Grand Canyon What River

Meet Martin Litton, Grand Canyon Dories FounderHe first floated the Colorado River through the Grand Canyon in 1955 — the 185th known person to follow in explorer John Wesley Powell’s footsteps. Not long after, he founded Grand Canyon Dories and has since led scores of trips on the Colorado. In 2004 he broke his own record becoming the oldest person to row the entire Grand Canyon at the age of 87.

Lifelong environmentalist and wilderness activist, the now 95-year-old Litton continues to speak mostly with his actions. He’s currently on the Advisory Committee of the Southern Utah Wilderness Alliance, a former travel editor for Sunset Magazine and he fought alongside fellow activists David Brower and Edward Abbey against dam proposals and the logging of Sequoia National Forest and Giant Sequoia National Monument.

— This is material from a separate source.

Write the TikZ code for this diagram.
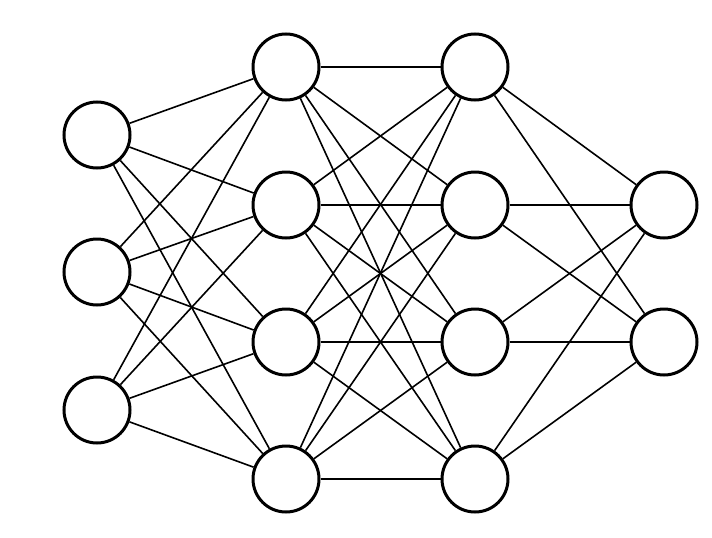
\documentclass[tikz,border=0pt]{standalone}
\begin{document}
\begin{tikzpicture}[x=1pt,y=-1pt,
  neuron/.style={circle,draw=black,fill=white,line width=3pt,minimum size=66pt,inner sep=0pt},
  link/.style={line width=1.6pt,black}]
\useasboundingbox (0,0) rectangle (712,538);
\foreach \i/\y in {1/135,2/272,3/410} \node[neuron] (a\i) at (97,\y) {};
\foreach \i/\y in {1/67,2/205,3/342,4/479} \node[neuron] (b\i) at (286,\y) {};
\foreach \i/\y in {1/67,2/205,3/342,4/479} \node[neuron] (c\i) at (475,\y) {};
\foreach \i/\y in {1/205,2/342} \node[neuron] (d\i) at (664,\y) {};
\foreach \i in {1,2,3} \foreach \j in {1,2,3,4} \draw[link] (a\i) -- (b\j);
\foreach \i in {1,2,3,4} \foreach \j in {1,2,3,4} \draw[link] (b\i) -- (c\j);
\foreach \i in {1,2,3,4} \foreach \j in {1,2} \draw[link] (c\i) -- (d\j);
\end{tikzpicture}
\end{document}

How were you introduced to rivers?

At one point, I learned that a river trip — a Norm Nevills river trip, called Mexican Hat Expeditions — in 1952 was going to be running Lava Falls on a certain day. I don’t know how I found that out, but Esther and I had already taken the Toroweap Leap, that is where you step off the rim of the canyon and the whole side of the canyon starts moving with you as you go down to the bottom (to the river). We had done that and had actually climbed out at that point by Lava Falls. Don’t ever try it, it’s horrible, but at least I knew the way down and I’d decided to make a newspaper story out of it for the Los Angeles Times.

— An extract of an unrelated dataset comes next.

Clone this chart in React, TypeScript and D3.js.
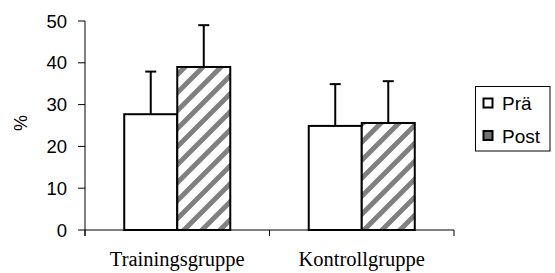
import React from "react";
import * as d3 from "d3";

const categories = ["Trainingsgruppe", "Kontrollgruppe"];
const seriesNames = ["Prä", "Post"];
const preValues = [27.7, 24.9];
const postValues = [39.0, 25.6];
const preErrors = [10.2, 10.0];
const postErrors = [10.0, 10.0];
const yTicks = [0, 10, 20, 30, 40, 50];

const W = 555;
const H = 273;
const left = 85;
const right = 454;
const top = 21;
const bottom = 230;

export default function App() {
  const y = d3.scaleLinear().domain([0, 50]).range([bottom, top]);
  const x0 = d3.scaleBand<string>().domain(categories).range([left, right]).paddingInner(0).paddingOuter(0);
  const x1 = d3
    .scaleBand<string>()
    .domain(seriesNames)
    .range([0, x0.bandwidth()])
    .paddingInner(0)
    .paddingOuter(0.74);

  const seriesValues = [preValues, postValues];
  const seriesErrors = [preErrors, postErrors];
  const sans = "'Liberation Sans', Arial, sans-serif";
  const serif = "'Liberation Serif', 'Times New Roman', serif";
  const capHalf = 5.5;

  const xTickPositions = [left, ...categories.map((c) => (x0(c) as number) + x0.bandwidth())];

  return (
    <svg
      width={W}
      height={H}
      style={{ position: "absolute", left: 0, top: 0, background: "#fff" }}
    >
      <defs>
        <pattern id="hatch" patternUnits="userSpaceOnUse" width={18} height={18}>
          <rect width={18} height={18} fill="#fff" />
          <path
            d="M-2,2 L2,-2 M0,18 L18,0 M16,20 L20,16"
            stroke="#808080"
            strokeWidth={5}
          />
        </pattern>
      </defs>

      {/* bars */}
      {categories.map((c, ci) =>
        seriesNames.map((s, si) => {
          const v = seriesValues[si][ci];
          const e = seriesErrors[si][ci];
          const bx = (x0(c) as number) + (x1(s) as number);
          const bw = x1.bandwidth();
          const cx = bx + bw / 2;
          return (
            <g key={c + s}>
              <line x1={cx} x2={cx} y1={y(v)} y2={y(v + e)} stroke="#000" strokeWidth={2} />
              <line x1={cx - capHalf} x2={cx + capHalf} y1={y(v + e)} y2={y(v + e)} stroke="#000" strokeWidth={2} />
              <rect
                x={bx}
                y={y(v)}
                width={bw}
                height={y(0) - y(v)}
                fill={si === 0 ? "#fff" : "url(#hatch)"}
                stroke="#000"
                strokeWidth={2}
              />
            </g>
          );
        })
      )}

      {/* y axis */}
      <line x1={left} x2={left} y1={top} y2={bottom + 6} stroke="#000" strokeWidth={1} />
      {yTicks.map((t) => (
        <g key={t}>
          <line x1={left - 7} x2={left} y1={y(t)} y2={y(t)} stroke="#000" strokeWidth={1} />
          <text
            x={67}
            y={y(t) + 6.5}
            textAnchor="end"
            fontFamily={sans}
            fontSize={18.5}
            fill="#000"
          >
            {t}
          </text>
        </g>
      ))}
      <text
        transform={`translate(27,123) rotate(-90)`}
        textAnchor="middle"
        fontFamily={sans}
        fontSize={18}
        fill="#000"
      >
        %
      </text>

      {/* x axis */}
      <line x1={left} x2={right} y1={bottom} y2={bottom} stroke="#000" strokeWidth={1} />
      {xTickPositions.map((px, i) => (
        <line key={i} x1={px} x2={px} y1={bottom} y2={bottom + 6} stroke="#000" strokeWidth={1} />
      ))}
      {categories.map((c) => (
        <text
          key={c}
          x={(x0(c) as number) + x0.bandwidth() / 2}
          y={266}
          textAnchor="middle"
          fontFamily={serif}
          fontSize={20.5}
          fill="#000"
        >
          {c}
        </text>
      ))}

      {/* legend */}
      <rect x={475.5} y={86.5} width={74.5} height={64.5} fill="#fff" stroke="#000" strokeWidth={1} />
      {seriesNames.map((s, i) => {
        const cy = 103 + i * 32.5;
        return (
          <g key={s}>
            <rect
              x={483.5}
              y={cy - 4.5}
              width={9}
              height={9}
              fill={i === 0 ? "#fff" : "#707070"}
              stroke="#000"
              strokeWidth={2}
            />
            <text x={502} y={cy + 7} fontFamily={sans} fontSize={19} fill="#000">
              {s}
            </text>
          </g>
        );
      })}
    </svg>
  );
}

So I went over there, and a couple ladies who had gone down the river with Mexican Hat Expeditions found out about it and wanted to go with me. So we drove over there to the Toroweap Overlook (as it’s called), above Lava Falls, and we went down the so called trail. There is no trail, but as one of the ladies said, “From the moment we stepped off the rim, it was always a question as to which would reach the river first — us or the topography, ” because everything moves when you move down that slide. So anyway, we got down there and I photographed what they did — they lined Lava Falls, they never ran it in those days. There was also a big cabin cruiser, a motorboat, in-board that was there being driven by Bob Rig of the Rig Brothers — that boat ran Lava Falls. So that big boat ran Lava Falls and I’ve got movies of that and stills. Those pictures of that run appeared in the Los Angeles Times, along with the article about what they were doing.

That really got me acquainted with the river because these people who ran the river with Nevills were about the only ones doing it and would always have big barbeques afterward and show all their slides. And those barbeques would be out in the San Fernando Valley somewhere, in a backyard, at night, and they would show the slides — everybody would show every picture that he or she had taken on the entire river trip. So you sat out there all night, eating and drinking and watching slides. And one of the people I met doing that, who had not been on the river at any time that I was associated with it, was P.T. Riley. He got in touch with me by phone later having met me there at this party, and wanted me to go down the river with him and row one of his boats that he was building out of fiberglass.

He knew I’d been on the crew rowing at UCLA, as if that would’ve had anything to do with skill on the river, it really wouldn’t, but as a result of that, even though I couldn’t row on the first trip because I’d had a bad accident with a horse and dislocated my shoulder. My arm was strapped to my side for the entire trip, 21 days; so I couldn’t row a boat on my first trip through the canyon. I was a passenger, and Esther went, she was a passenger, and there were a total — I think — of nine people on that trip taking these boats that P.T. Riley had made, which turned out to be [laughs] not very good boats. That started me.

Which river trip stands out most in your mind?

Maybe the second one which was the first time I rowed the boat all the way through with Esther, but actually until we got into dories — when we were no longer running those ridiculous little boats — we didn’t have great river trips because any trip in which you line a rapid and don’t run it can’t be really 100 percent great. We have to be able to handle all the rapids in the Grand Canyon, nothing from the shore, everything happens on the river, the boat makes it through and you hope you’ll be right side up at the other end, and we usually are.